Elide Casali individua la peculiarità delle Sorti, all'interno della tradizione divinatoria italiana, nel fatto di non presentare alcun riferimento ai giochi astrologici propriamente detti, né agli strumenti della divinazione (compasso, astrolabio...), né ai segni zodiacali. La spiegazione è data dalla volontà di Marcolini di riferirsi a un pubblico alto, quando invece l'astrologia tradizionale aveva pervaso la società in ogni ceto.
La quinta sezione, dopo un saggio di Augusto Gentili sul riutilizzo delle xilografie delle Sorti nella Zucca di Doni attraverso un procedimento di risemantizzazione, passa in rassegna da un punto di vista storico-artistico tre importanti edizioni marcoliniane. Mattia Biffis rilegge la xilografia di Giovanni Britto posta in apertura del Petrarca spirituale del 1536, passando da una lettura narrativa (Malipiero e l'anima di Petrarca si incontrano ad Arquà) a una allegorica (l'anima ascende al cielo attraverso un processo di purificazione). Massilimiano Rossi studia l'apparato iconografico della Nova esposizione di Vellutello alla Comedia di Dante, pubblicata da Marcolini nel 1544. Maria Goldoni individua elementi di tradizione e di novità nel complesso apparato xilografico dell'Officium Beatae Mariae Virginis impresso nel 1545.

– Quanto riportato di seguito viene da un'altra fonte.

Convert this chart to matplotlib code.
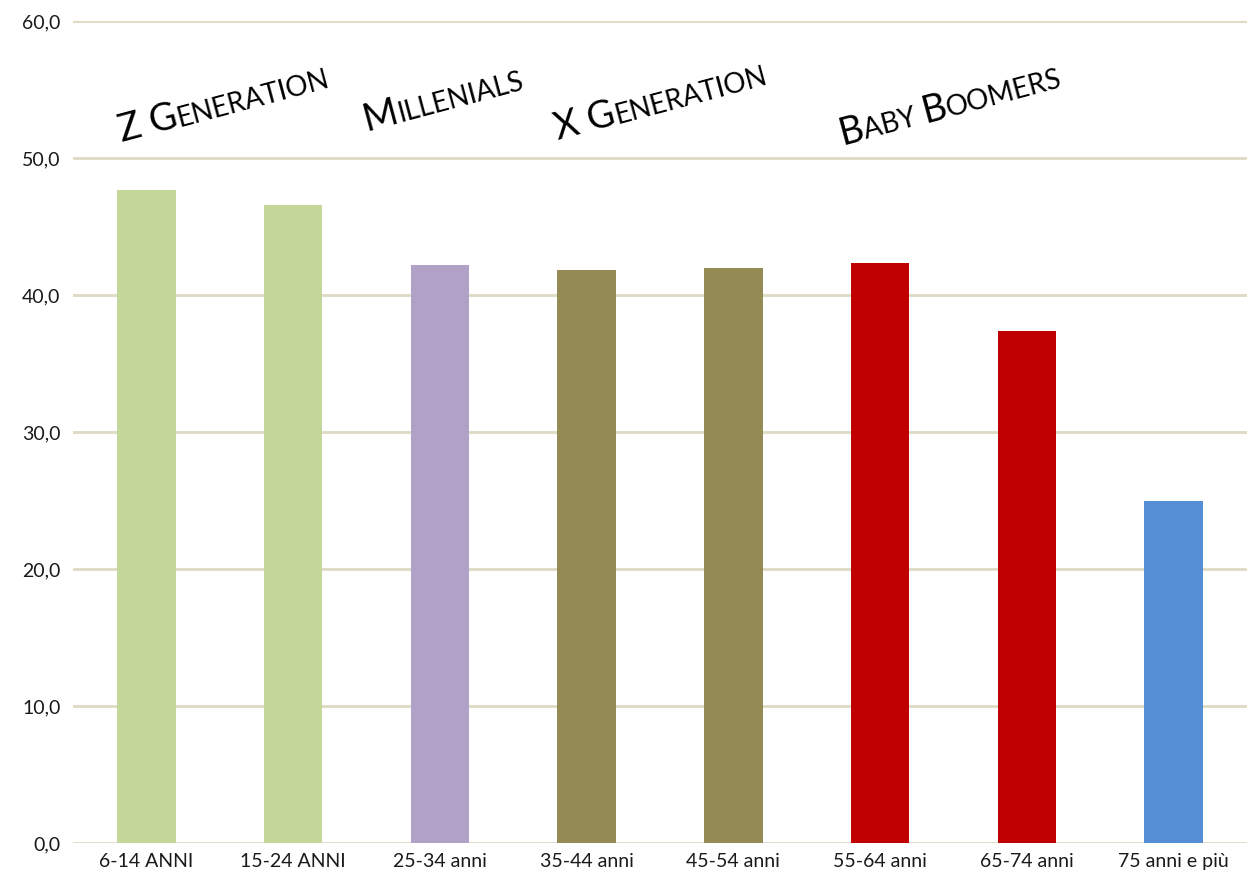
import matplotlib
matplotlib.use("Agg")
import matplotlib.pyplot as plt
import numpy as np

categories = ["6-14 ANNI", "15-24 ANNI", "25-34 anni", "35-44 anni",
              "45-54 anni", "55-64 anni", "65-74 anni", "75 anni e più"]
values = [47.7, 46.6, 42.2, 41.8, 42.0, 42.3, 37.4, 25.0]
colors = ["#C4D79B", "#C4D79B", "#B2A1C7", "#948A54",
          "#948A54", "#C00000", "#C00000", "#558ED5"]
y_ticks = [0, 10, 20, 30, 40, 50, 60]

# generation labels as (piece, big?) lists
gen_labels = [
    [("Z G", True), ("ENERATION", False)],
    [("M", True), ("ILLENIALS", False)],
    [("X G", True), ("ENERATION", False)],
    [("B", True), ("ABY ", False), ("B", True), ("OOMERS", False)],
]
gen_pos_px = [(122, 142), (367, 131), (558, 140), (843, 145)]  # left baseline in px (from top)

plt.rcParams['font.family'] = ['Lato', 'DejaVu Sans']

W, H = 1247, 884
fig = plt.figure(figsize=(W / 100, H / 100), dpi=100)
ax = fig.add_axes([73 / W, 1 - 843 / H, 1 - 73 / W, (843 - 21) / H])

x = np.arange(len(categories))
ax.bar(x, values, width=0.4, color=colors, zorder=3)
ax.set_xlim(-0.5, len(categories) - 0.5)
ax.set_ylim(0, 60)
ax.set_yticks(y_ticks)
ax.set_yticklabels([f"{v:.1f}".replace(".", ",") for v in y_ticks], fontsize=14, color="#1a1a1a")
ax.set_xticks(x)
ax.set_xticklabels(categories, fontsize=14, color="#1a1a1a")
ax.tick_params(length=0, pad=7)
ax.tick_params(axis="y", pad=9)
ax.grid(axis="y", color="#DDD9C3", linewidth=2, zorder=0)
for s in ax.spines.values():
    s.set_visible(False)

fig.canvas.draw()
renderer = fig.canvas.get_renderer()

def text_width(s, size):
    t = fig.text(0, 0, s.replace(" ", "\u00a0"), fontsize=size)
    w = t.get_window_extent(renderer).width
    t.remove()
    return w

theta = 15.0
ct, st = np.cos(np.radians(theta)), np.sin(np.radians(theta))
big, small = 27, 20
for pieces, (px, py) in zip(gen_labels, gen_pos_px):
    cum = 0.0
    for s, is_big in pieces:
        size = big if is_big else small
        xx = px + cum * ct
        yy = (H - py) + cum * st
        fig.text(xx / W, yy / H, s.replace(" ", "\u00a0"), fontsize=size, rotation=theta,
                 rotation_mode="anchor", ha="left", va="baseline", color="black")
        cum += text_width(s, size)

fig.savefig("out.png", dpi=100)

L'ultima sezione è dedicata alla fortuna di Marcolini: attraverso la biografia di Scipione Casali ripercorsa da Vanni Tesei; attraverso l'elenco dei suoi collezionisti individuati da Maria Cristina Misiti; attraverso l'analisi di alcune legature, con cui Massimiliano Quadrara ha tentato di individuare diverse tipologie di lettori di edizioni marcoliniane.

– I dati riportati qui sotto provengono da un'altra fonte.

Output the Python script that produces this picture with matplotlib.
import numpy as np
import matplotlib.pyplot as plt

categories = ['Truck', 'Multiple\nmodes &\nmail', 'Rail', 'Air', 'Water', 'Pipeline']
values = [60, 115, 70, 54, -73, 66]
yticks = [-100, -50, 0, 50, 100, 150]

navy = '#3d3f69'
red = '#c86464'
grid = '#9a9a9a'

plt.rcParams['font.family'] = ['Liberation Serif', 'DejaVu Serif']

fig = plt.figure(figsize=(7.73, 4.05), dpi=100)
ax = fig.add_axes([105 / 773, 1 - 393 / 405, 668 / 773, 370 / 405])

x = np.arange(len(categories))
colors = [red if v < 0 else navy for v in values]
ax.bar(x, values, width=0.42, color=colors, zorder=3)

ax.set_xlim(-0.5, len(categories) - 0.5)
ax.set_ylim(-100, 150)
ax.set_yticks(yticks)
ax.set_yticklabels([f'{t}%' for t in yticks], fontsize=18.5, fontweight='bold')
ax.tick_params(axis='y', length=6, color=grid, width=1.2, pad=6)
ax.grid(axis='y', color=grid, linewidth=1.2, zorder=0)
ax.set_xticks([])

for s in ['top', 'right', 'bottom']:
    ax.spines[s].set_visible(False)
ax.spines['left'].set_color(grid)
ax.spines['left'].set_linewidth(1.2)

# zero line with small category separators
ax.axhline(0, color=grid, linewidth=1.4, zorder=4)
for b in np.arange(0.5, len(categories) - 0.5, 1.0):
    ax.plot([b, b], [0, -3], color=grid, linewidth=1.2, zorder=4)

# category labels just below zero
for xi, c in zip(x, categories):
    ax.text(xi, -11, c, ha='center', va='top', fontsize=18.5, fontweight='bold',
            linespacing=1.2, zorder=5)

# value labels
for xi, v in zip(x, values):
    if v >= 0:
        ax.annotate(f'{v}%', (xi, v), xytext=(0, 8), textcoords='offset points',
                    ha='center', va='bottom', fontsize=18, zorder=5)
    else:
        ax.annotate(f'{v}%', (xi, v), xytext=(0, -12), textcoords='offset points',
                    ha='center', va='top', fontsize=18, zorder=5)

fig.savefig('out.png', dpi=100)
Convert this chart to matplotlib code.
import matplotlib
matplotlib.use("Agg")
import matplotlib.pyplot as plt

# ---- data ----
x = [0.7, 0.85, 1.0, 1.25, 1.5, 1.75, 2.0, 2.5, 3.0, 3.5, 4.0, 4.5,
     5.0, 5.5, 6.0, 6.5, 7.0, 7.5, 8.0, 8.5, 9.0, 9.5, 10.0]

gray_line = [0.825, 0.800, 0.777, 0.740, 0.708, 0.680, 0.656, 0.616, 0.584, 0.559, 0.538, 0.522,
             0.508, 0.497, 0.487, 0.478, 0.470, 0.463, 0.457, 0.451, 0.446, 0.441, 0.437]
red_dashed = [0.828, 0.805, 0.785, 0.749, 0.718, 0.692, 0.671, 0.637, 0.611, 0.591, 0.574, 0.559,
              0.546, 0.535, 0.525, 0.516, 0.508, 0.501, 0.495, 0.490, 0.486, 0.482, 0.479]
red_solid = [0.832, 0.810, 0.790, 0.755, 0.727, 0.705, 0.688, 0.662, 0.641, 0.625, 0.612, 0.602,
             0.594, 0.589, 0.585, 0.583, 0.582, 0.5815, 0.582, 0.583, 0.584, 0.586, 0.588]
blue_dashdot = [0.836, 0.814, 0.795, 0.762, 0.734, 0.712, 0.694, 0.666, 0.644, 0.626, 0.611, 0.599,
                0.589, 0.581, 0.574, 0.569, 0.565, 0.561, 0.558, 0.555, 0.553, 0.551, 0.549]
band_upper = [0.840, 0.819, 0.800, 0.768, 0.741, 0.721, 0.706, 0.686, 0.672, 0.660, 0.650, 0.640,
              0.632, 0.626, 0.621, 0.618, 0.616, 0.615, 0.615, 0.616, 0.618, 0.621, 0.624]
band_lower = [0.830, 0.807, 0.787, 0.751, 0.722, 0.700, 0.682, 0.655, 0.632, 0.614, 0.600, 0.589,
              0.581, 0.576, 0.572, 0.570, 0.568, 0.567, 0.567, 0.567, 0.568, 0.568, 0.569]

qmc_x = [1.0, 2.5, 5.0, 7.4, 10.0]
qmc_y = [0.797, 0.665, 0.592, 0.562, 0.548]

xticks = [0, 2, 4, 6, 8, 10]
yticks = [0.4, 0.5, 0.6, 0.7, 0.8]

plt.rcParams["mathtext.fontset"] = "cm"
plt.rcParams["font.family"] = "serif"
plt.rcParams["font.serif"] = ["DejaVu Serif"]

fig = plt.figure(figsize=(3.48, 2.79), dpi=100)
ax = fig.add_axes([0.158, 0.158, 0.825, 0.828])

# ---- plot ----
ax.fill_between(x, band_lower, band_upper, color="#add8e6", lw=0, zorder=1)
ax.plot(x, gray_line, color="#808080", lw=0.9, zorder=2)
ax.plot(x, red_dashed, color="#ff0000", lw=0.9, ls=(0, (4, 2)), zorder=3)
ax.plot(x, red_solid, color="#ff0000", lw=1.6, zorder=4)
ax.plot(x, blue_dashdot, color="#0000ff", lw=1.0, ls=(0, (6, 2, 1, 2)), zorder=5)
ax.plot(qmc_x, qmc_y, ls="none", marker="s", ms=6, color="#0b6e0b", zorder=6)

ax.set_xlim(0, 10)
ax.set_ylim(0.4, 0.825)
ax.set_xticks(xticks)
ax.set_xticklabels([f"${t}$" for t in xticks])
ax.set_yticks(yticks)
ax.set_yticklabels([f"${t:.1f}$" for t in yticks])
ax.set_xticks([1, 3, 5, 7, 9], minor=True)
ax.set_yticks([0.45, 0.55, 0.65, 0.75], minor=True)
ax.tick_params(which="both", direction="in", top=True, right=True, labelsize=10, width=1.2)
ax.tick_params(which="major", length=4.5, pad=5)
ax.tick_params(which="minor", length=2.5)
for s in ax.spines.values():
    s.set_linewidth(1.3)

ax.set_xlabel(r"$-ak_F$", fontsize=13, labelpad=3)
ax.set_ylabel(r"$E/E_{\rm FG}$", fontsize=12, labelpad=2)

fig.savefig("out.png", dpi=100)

Dall'insieme dei saggi emerge la figura di un tipografo colto, raffinato, che non lasciava nulla al caso nella progettazione delle proprie edizioni. Daniele Barbaro lo salutava come "l'ingenioso Francesco Marcolini", per la sua spiccata mentalità tecnico-scientifica, nota e apprezzata dai contemporanei, che nel 1545 gli consentì addirittura di vincere la gara per la costruzione di un ponte a Murano. Se il progetto del gruppo di ricerca porterà a termine tutti i propositi, il fiorire degli studi marcoliniani potrà avvalersi di un ulteriore utile strumento. È prevista infatti la realizzazione di un sito web dedicato all'ingenioso editore, attraverso cui dare accesso a una banca dati contenente la digitalizzazione di tutte le edizioni marcoliniane oggi note.
Note
(1) Un giardino per le arti: "Francesco Marcolino da Forlì". La vita, l'opera, il catalogo, a cura di P. Procaccioli, P. Temeroli e V. Tesei, Bologna, Editrice Compositori, 2009.
(2) P. Procaccioli, Frammenti di sinopia. Indizi, chiose, illazioni intorno a Francesco Marcolini, in Un giardino per le arti: "Francesco Marcolino da Forlì", cit., p. 13.
(3) P. Lucchi, Nuove tessere veneziane per la vita perduta di Francesco Marcolini, ibidem, p. 74.
(4) A. Imolesi Pozzi, L'attribuzione del frontespizio de Le Sorti: una questione aperta o un falso problema?, ibidem, p. 269 (la citazione di Pallucchini è tratta da: Tiziano e la xilografia veneziana del Cinquecento, a cura di M. Muraro e D. Rosand, Vicenza, Neri Pozza, 1976, p. XV).